Komponist: Rich Douglas (Lifeless Planet)
Umfang: 00:71:43 (25 Lieder)
Mögliche Bezugsquelle: Bandcamp (4 US-Dollar)
Douglas’ Werk verwendet die Grundelemente wie man sie in jedem düsteren Mittelalterfilm oder -spiel findet: Ein Klassik-Orchester mit undeutlichen Chorgesänge (wahrscheinlich auch noch Pseudo-Latein). Aus diesen Zutaten macht er ein vergleichsweise hartes/schroffes und tief bis in den Bauch eindringendes Hörerlebnis, das aber nicht diese martialische Dramatik entwickelt wie beispielsweise der Hau-Drauf-Soundtrack von Warhammer 40.000: Space Marine. Stattdessen bleiben selbst die dramatischen Höhepunkte ungewöhnlich unterschwellig, was das eigene Gefühl der Unsicherheit noch weiter verstärkt.

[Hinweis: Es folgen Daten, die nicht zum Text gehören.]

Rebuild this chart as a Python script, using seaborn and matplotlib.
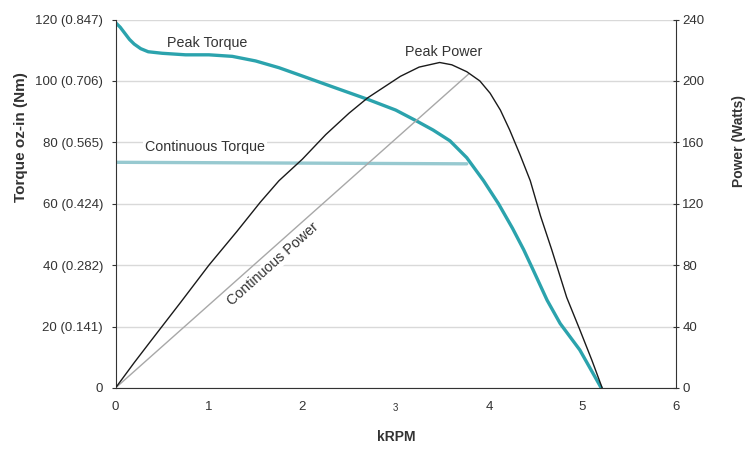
import matplotlib
matplotlib.use("Agg")
import matplotlib.pyplot as plt
import seaborn as sns

# ---- data ----
krpm_peak_torque = [0.0, 0.05, 0.1, 0.15, 0.2, 0.27, 0.35, 0.5, 0.75, 1.0, 1.25, 1.5,
                    1.75, 2.0, 2.33, 2.7, 3.0, 3.22, 3.4, 3.58, 3.76, 3.94, 4.1, 4.25,
                    4.37, 4.47, 4.62, 4.76, 4.97, 5.2]
peak_torque = [119.0, 117.5, 115.5, 113.5, 112.0, 110.5, 109.5, 109.0, 108.5, 108.5, 108.0, 106.5,
               104.3, 101.6, 98.0, 94.0, 90.5, 87.0, 84.0, 80.5, 75.0, 67.5, 60.0, 52.0,
               45.0, 38.5, 28.6, 21.0, 12.4, 0.0]

krpm_cont_torque = [0.0, 3.76]
cont_torque = [73.5, 73.0]

krpm_peak_power = [0.0, 0.2, 0.37, 0.7, 1.0, 1.3, 1.55, 1.75, 2.0, 2.25, 2.5, 2.7, 2.9, 3.05,
                   3.25, 3.47, 3.6, 3.76, 3.9, 4.01, 4.12, 4.22, 4.33, 4.44, 4.55, 4.67,
                   4.83, 4.97, 5.1, 5.21]
peak_power = [0.0, 16.5, 30.0, 56.0, 80.0, 102.0, 121.0, 135.0, 149.0, 165.0, 179.0, 189.0, 197.0, 203.0,
              209.0, 212.0, 210.5, 206.0, 200.0, 192.0, 181.0, 168.0, 152.0, 135.0, 112.0, 90.0,
              59.0, 38.0, 18.0, 0.0]

krpm_cont_power = [0.0, 3.78]
cont_power = [0.0, 204.5]

x_ticks = [0, 1, 2, 3, 4, 5, 6]
x_labels = ["0", "1", "2", "3", "4", "5", "6"]
torque_ticks = [0, 20, 40, 60, 80, 100, 120]
torque_labels = ["0", "20 (0.141)", "40 (0.282)", "60 (0.424)", "80 (0.565)",
                 "100 (0.706)", "120 (0.847)"]
power_ticks = [0, 40, 80, 120, 160, 200, 240]
power_labels = ["0", "40", "80", "120", "160", "200", "240"]

# ---- style ----
sns.set_style("white")
plt.rcParams['font.family'] = ['Liberation Sans', 'DejaVu Sans']
txt = "#333333"
spine_c = "#333333"
teal = "#2ba3ad"
light_teal = "#97c9d0"

fig = plt.figure(figsize=(7.51, 4.51), dpi=100)
ax = fig.add_axes([115.5 / 751, 1 - 388 / 451, (676 - 115.5) / 751, (388 - 19.5) / 451])
ax2 = ax.twinx()

# grid (torque axis)
ax.set_axisbelow(True)
ax.yaxis.grid(True, color="#d9d9d9", linewidth=1.0)
ax.xaxis.grid(False)

sns.lineplot(x=krpm_cont_torque, y=cont_torque, ax=ax, color=light_teal, linewidth=2.4)
sns.lineplot(x=krpm_peak_torque, y=peak_torque, ax=ax, color=teal, linewidth=2.4)
sns.lineplot(x=krpm_cont_power, y=cont_power, ax=ax2, color="#a8a8a8", linewidth=1.0)
sns.lineplot(x=krpm_peak_power, y=peak_power, ax=ax2, color="#1a1a1a", linewidth=1.0)

ax.set_xlim(0, 6)
ax.set_ylim(0, 120)
ax2.set_ylim(0, 240)

ax.set_xticks(x_ticks)
ax.set_xticklabels(x_labels)
ax.set_yticks(torque_ticks)
ax.set_yticklabels(torque_labels)
ax2.set_yticks(power_ticks)
ax2.set_yticklabels(power_labels)

for a in (ax, ax2):
    for s in a.spines.values():
        s.set_color(spine_c)
        s.set_linewidth(0.8)
    a.spines['top'].set_visible(False)
ax.spines['right'].set_visible(False)
ax2.spines['left'].set_visible(False)
ax2.spines['bottom'].set_visible(False)

ax.tick_params(axis='x', direction='out', length=3, width=0.8, color=spine_c,
               labelsize=9.5, labelcolor=txt, pad=6)
ax.tick_params(axis='y', direction='out', length=3, width=0.8, color=spine_c,
               labelsize=9.5, labelcolor=txt, pad=6)
ax2.tick_params(axis='y', direction='inout', length=5, width=0.8, color=spine_c,
                labelsize=9.5, labelcolor=txt, pad=2)

# the odd small "3" tick label
t3 = ax.xaxis.get_major_ticks()[3]
t3.label1.set_fontsize(7)
t3.set_pad(7.5)

ax.set_xlabel("kRPM", fontsize=10, fontweight='bold', color=txt)
ax.xaxis.set_label_coords(0.5, -0.115)
ax.set_ylabel("Torque oz-in (Nm)", fontsize=11, fontweight='bold', color=txt)
ax.yaxis.set_label_coords(-0.157, 0.681)
ax2.set_ylabel("Power (Watts)", fontsize=10, fontweight='bold', color=txt)
ax2.yaxis.set_label_coords(1.0994, 0.670)

# series labels
ax.text(0.98, 112.5, "Peak Torque", fontsize=10.3, color=txt, ha='center', va='center')
ax.text(0.96, 78.4, "Continuous Torque", fontsize=10.3, color=txt, ha='center', va='center',
        bbox=dict(facecolor='white', edgecolor='none', pad=1.5))
ax.text(3.51, 109.3, "Peak Power", fontsize=10.3, color=txt, ha='center', va='center')
ax.text(1.69, 40.3, "Continuous Power", fontsize=10.3, color=txt, ha='center', va='center',
        rotation=41.8, rotation_mode='anchor',
        bbox=dict(facecolor='white', edgecolor='none', pad=0.5))

fig.savefig("out.png", dpi=100)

Die extrem schwer und gemächlich klingenden Blechbläser, die oft nur subtil eingesetzt werden aber dann bis unter die Haut gehen sind da nur das i-Tüpfelchen.
Persönliches Lieblingslied: Track 01 – Shadowgate Theme [02:22] (Anhören)
Mystisch und Mittelalterlich. So lässt sich dieser Track wohl am besten umschreiben. Und ja: Auch ein wenig The Elder Scrolls lässt sich heraushören. Der sphärische Chor und die schweren Blechbläser erzeugen eine äußerst unheimliche und dramatische Atmosphäre (passend zum Spiel) bei der man nicht so recht weiß wie einem geschieht. Gänsehautfeeling quasi.
Komponist: Barry Leitch (Top Gear)
Umfang: 01:18:13 (19 Lieder)
Mögliche Bezugsquelle: Lieder derzeit nicht legal erhältlich
Für mich ist der Soundtrack zu Silent Hunter 4: Wolves der Inbegriff von “militärischer Seemusik”. Das Gleiche gilt für diesen Soundtrack, der mir wie kein anderer ein Gefühl vom Fliegen und spannenden Dogfights tausende Meter über dem Boden vermittelt. Ausschließlich mit elektronischen Mitteln hat Barry Leitch (mit Unterstützung von Dean Evans und Keith Tinman) ein Werk geschaffen, dass auf der einen Seite äußerst militärisch/martialisch klingt. Auf der anderen Seite aber doch die gewisse Leichtigkeit und Erhabenheit versprüht, die man vom Fliegen erwartet. Die Kombination und die damit verbundene Dramatik lässt einem sowohl die Brust vor Stolz anschwellen als auch sich vor Spannung mit den Fingernägeln am Stuhl festkrallen. Wem beispielsweise bei Battle Theme nicht das Adrenalin bis zum Anschlag durch die Adern pumpt, der hat was grundlegend falsch gemacht .
Persönliches Lieblingslied: Track 01 – Intro [04:10] (Anhören)
F22 to Ground Control. Ready for Startup Sequence. Rudders check. Fuel check. Engines check. Powering up Engines. Engines at full capacity. Requesting permission for takeoff.
Ground Control to F22. Permission granted.
So oder so ähnlich stelle ich mir den Anfang des Liedes vor – und dann geht es ab in die Luft. Barry Leitch gibt einem ab der ersten Note das Gefühl in einem Flugzeug zu sitzen und eskaliert gekonnt hoch. Das bringt den Herzschlag auf Tempo und versetzt mich genau in die richtige Stimmung für den Rest des Albums und/oder Spiel.
Ich wünsche wie immer viel Spaß beim Reinhören und freue mich natürlich über eure eigene Meinung zu den vorgestellten Soundtracks. Und selbstverständlich bin ich immer offen für Vorschläge, was ich mir auch noch unbedingt anhören sollte!